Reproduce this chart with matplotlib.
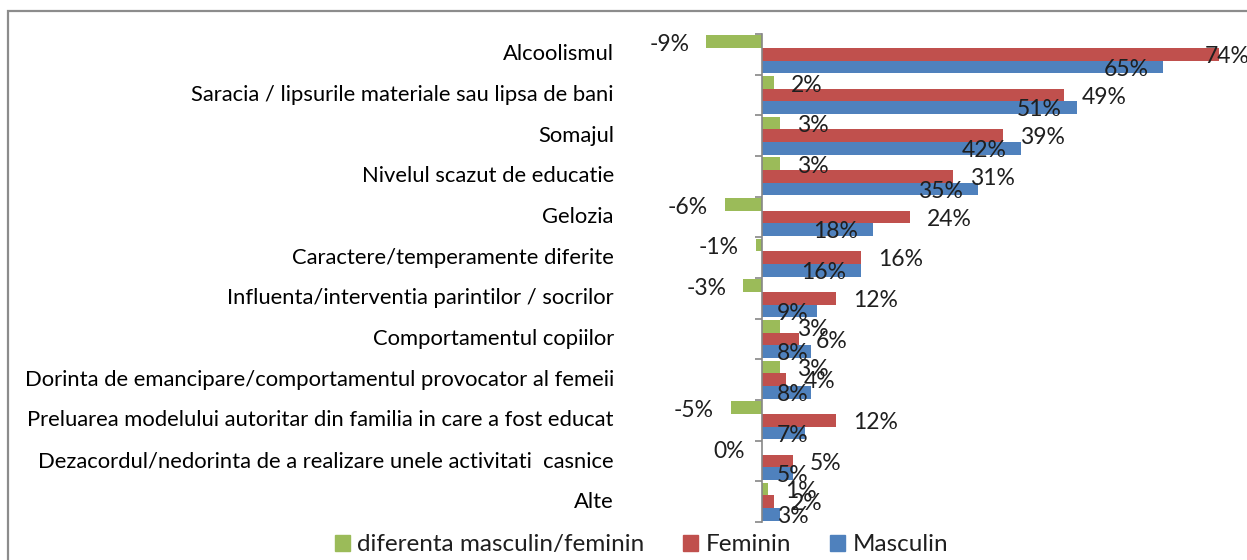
import matplotlib
matplotlib.use("Agg")
import matplotlib.pyplot as plt
from matplotlib.patches import Patch, Rectangle
import numpy as np

# chart data (percent)
categories = [
    "Alcoolismul",
    "Saracia / lipsurile materiale sau lipsa de bani",
    "Somajul",
    "Nivelul scazut de educatie",
    "Gelozia",
    "Caractere/temperamente diferite",
    "Influenta/interventia parintilor / socrilor",
    "Comportamentul copiilor",
    "Dorinta de emancipare/comportamentul provocator al femeii",
    "Preluarea modelului autoritar din familia in care a fost educat",
    "Dezacordul/nedorinta de a realizare unele activitati  casnice",
    "Alte",
]
diferenta = [-9, 2, 3, 3, -6, -1, -3, 3, 3, -5, 0, 1]
feminin = [74, 49, 39, 31, 24, 16, 12, 6, 4, 12, 5, 2]
masculin = [65, 51, 42, 35, 18, 16, 9, 8, 8, 7, 5, 3]

green = "#9BBB59"
red = "#C0504D"
blue = "#4F81BD"
axis_gray = "#868686"
txt = "#1f1f1f"
fam = ["Lato", "DejaVu Sans"]

W, H = 1247, 560
fig = plt.figure(figsize=(W / 100, H / 100), dpi=100)
# plot area in pixels: x 700..1256 for -10..80, y 34..522
ax = fig.add_axes([700 / W, (H - 522) / H, 556 / W, 488 / H])

y = np.arange(len(categories))
h = 0.313
ax.barh(y - h, diferenta, height=h, color=green, edgecolor="none")
ax.barh(y, feminin, height=h, color=red, edgecolor="none")
ax.barh(y + h, masculin, height=h, color=blue, edgecolor="none")

ax.set_xlim(-10, 80)
ax.set_ylim(len(categories) - 0.5, -0.5)

for s in ["top", "right", "bottom"]:
    ax.spines[s].set_visible(False)
ax.spines["left"].set_position(("data", 0))
ax.spines["left"].set_color(axis_gray)
ax.spines["left"].set_linewidth(1.2)
ax.set_xticks([])
ax.set_yticks(np.arange(len(categories) + 1) - 0.5)
ax.tick_params(axis="y", direction="out", length=5, color=axis_gray,
               width=1.2, labelleft=False)

# category labels, right aligned left of the plot area
for i, c in enumerate(categories):
    ax.text(-0.155, i, c, transform=ax.get_yaxis_transform(), ha="right",
            va="center", fontsize=15.8, family=fam, color="#000000")

lab_kw = dict(textcoords="offset pixels", va="center", fontsize=16.5,
              family=fam, color=txt, annotation_clip=False)

for i, v in enumerate(diferenta):
    if v > 0:
        ax.annotate(f"{v}%", (v, i - h), xytext=(17, -3), ha="left", **lab_kw)
    else:
        ax.annotate(f"{v}%", (v, i - h), xytext=(-17, -3), ha="right", **lab_kw)

red_labels = []
for i, v in enumerate(feminin):
    t = ax.annotate(f"{v}%", (v, i), xytext=(17, -2), ha="left", **lab_kw)
    red_labels.append(t)

blue_labels = []
for i, v in enumerate(masculin):
    t = ax.annotate(f"{v}%", (v, i + h), xytext=(-15, -2), ha="right", **lab_kw)
    blue_labels.append((t, i))

fig.canvas.draw()
r = fig.canvas.get_renderer()
x0 = ax.transData.transform((0, 0))[0]
# short blue bars: label starts just right of the axis instead
for t, i in blue_labels:
    bb = t.get_window_extent(r)
    if bb.x0 < x0 + 12:
        t.xy = (0, i + h)
        t.set_position((15, -2))
        t.set_ha("left")
# labels that would run off the chart are pulled back inside
for t in red_labels:
    bb = t.get_window_extent(r)
    if bb.x1 > W:
        bar_end = ax.transData.transform((t.xy[0], 0))[0]
        t.set_position((W + 3 - bar_end, -2))
        t.set_ha("right")

handles = [Patch(color=green, label="diferenta masculin/feminin"),
           Patch(color=red, label="Feminin"),
           Patch(color=blue, label="Masculin")]
fig.legend(handles=handles, loc="center", bbox_to_anchor=(0.5144, 0.027),
           ncol=3, frameon=False, prop={"family": fam, "size": 17.5},
           handlelength=0.62, handleheight=0.62, handletextpad=0.3,
           columnspacing=1.6, labelcolor=txt)

# chart border (cut off at right and bottom in the source)
fig.patches.append(Rectangle((8 / W, -0.2), 1.5, (H - 11) / H + 0.2,
                             transform=fig.transFigure, fill=False,
                             edgecolor="#8c8c8c", linewidth=1.6))

fig.savefig("out.png", dpi=100)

* AIM OF THE EXERCISE: Reproduce every line of the material precisely, omitting its pictures.

* COMPLETE RESPONSE:
Reproduce this chart with matplotlib.
import matplotlib
matplotlib.use("Agg")
import matplotlib.pyplot as plt
from matplotlib.patches import Patch, Rectangle
import numpy as np

# chart data (percent)
categories = [
    "Alcoolismul",
    "Saracia / lipsurile materiale sau lipsa de bani",
    "Somajul",
    "Nivelul scazut de educatie",
    "Gelozia",
    "Caractere/temperamente diferite",
    "Influenta/interventia parintilor / socrilor",
    "Comportamentul copiilor",
    "Dorinta de emancipare/comportamentul provocator al femeii",
    "Preluarea modelului autoritar din familia in care a fost educat",
    "Dezacordul/nedorinta de a realizare unele activitati  casnice",
    "Alte",
]
diferenta = [-9, 2, 3, 3, -6, -1, -3, 3, 3, -5, 0, 1]
feminin = [74, 49, 39, 31, 24, 16, 12, 6, 4, 12, 5, 2]
masculin = [65, 51, 42, 35, 18, 16, 9, 8, 8, 7, 5, 3]

green = "#9BBB59"
red = "#C0504D"
blue = "#4F81BD"
axis_gray = "#868686"
txt = "#1f1f1f"
fam = ["Lato", "DejaVu Sans"]

W, H = 1247, 560
fig = plt.figure(figsize=(W / 100, H / 100), dpi=100)
# plot area in pixels: x 700..1256 for -10..80, y 34..522
ax = fig.add_axes([700 / W, (H - 522) / H, 556 / W, 488 / H])

y = np.arange(len(categories))
h = 0.313
ax.barh(y - h, diferenta, height=h, color=green, edgecolor="none")
ax.barh(y, feminin, height=h, color=red, edgecolor="none")
ax.barh(y + h, masculin, height=h, color=blue, edgecolor="none")

ax.set_xlim(-10, 80)
ax.set_ylim(len(categories) - 0.5, -0.5)

for s in ["top", "right", "bottom"]:
    ax.spines[s].set_visible(False)
ax.spines["left"].set_position(("data", 0))
ax.spines["left"].set_color(axis_gray)
ax.spines["left"].set_linewidth(1.2)
ax.set_xticks([])
ax.set_yticks(np.arange(len(categories) + 1) - 0.5)
ax.tick_params(axis="y", direction="out", length=5, color=axis_gray,
               width=1.2, labelleft=False)

# category labels, right aligned left of the plot area
for i, c in enumerate(categories):
    ax.text(-0.155, i, c, transform=ax.get_yaxis_transform(), ha="right",
            va="center", fontsize=15.8, family=fam, color="#000000")

lab_kw = dict(textcoords="offset pixels", va="center", fontsize=16.5,
              family=fam, color=txt, annotation_clip=False)

for i, v in enumerate(diferenta):
    if v > 0:
        ax.annotate(f"{v}%", (v, i - h), xytext=(17, -3), ha="left", **lab_kw)
    else:
        ax.annotate(f"{v}%", (v, i - h), xytext=(-17, -3), ha="right", **lab_kw)

red_labels = []
for i, v in enumerate(feminin):
    t = ax.annotate(f"{v}%", (v, i), xytext=(17, -2), ha="left", **lab_kw)
    red_labels.append(t)

blue_labels = []
for i, v in enumerate(masculin):
    t = ax.annotate(f"{v}%", (v, i + h), xytext=(-15, -2), ha="right", **lab_kw)
    blue_labels.append((t, i))

fig.canvas.draw()
r = fig.canvas.get_renderer()
x0 = ax.transData.transform((0, 0))[0]
# short blue bars: label starts just right of the axis instead
for t, i in blue_labels:
    bb = t.get_window_extent(r)
    if bb.x0 < x0 + 12:
        t.xy = (0, i + h)
        t.set_position((15, -2))
        t.set_ha("left")
# labels that would run off the chart are pulled back inside
for t in red_labels:
    bb = t.get_window_extent(r)
    if bb.x1 > W:
        bar_end = ax.transData.transform((t.xy[0], 0))[0]
        t.set_position((W + 3 - bar_end, -2))
        t.set_ha("right")

handles = [Patch(color=green, label="diferenta masculin/feminin"),
           Patch(color=red, label="Feminin"),
           Patch(color=blue, label="Masculin")]
fig.legend(handles=handles, loc="center", bbox_to_anchor=(0.5144, 0.027),
           ncol=3, frameon=False, prop={"family": fam, "size": 17.5},
           handlelength=0.62, handleheight=0.62, handletextpad=0.3,
           columnspacing=1.6, labelcolor=txt)

# chart border (cut off at right and bottom in the source)
fig.patches.append(Rectangle((8 / W, -0.2), 1.5, (H - 11) / H + 0.2,
                             transform=fig.transFigure, fill=False,
                             edgecolor="#8c8c8c", linewidth=1.6))

fig.savefig("out.png", dpi=100)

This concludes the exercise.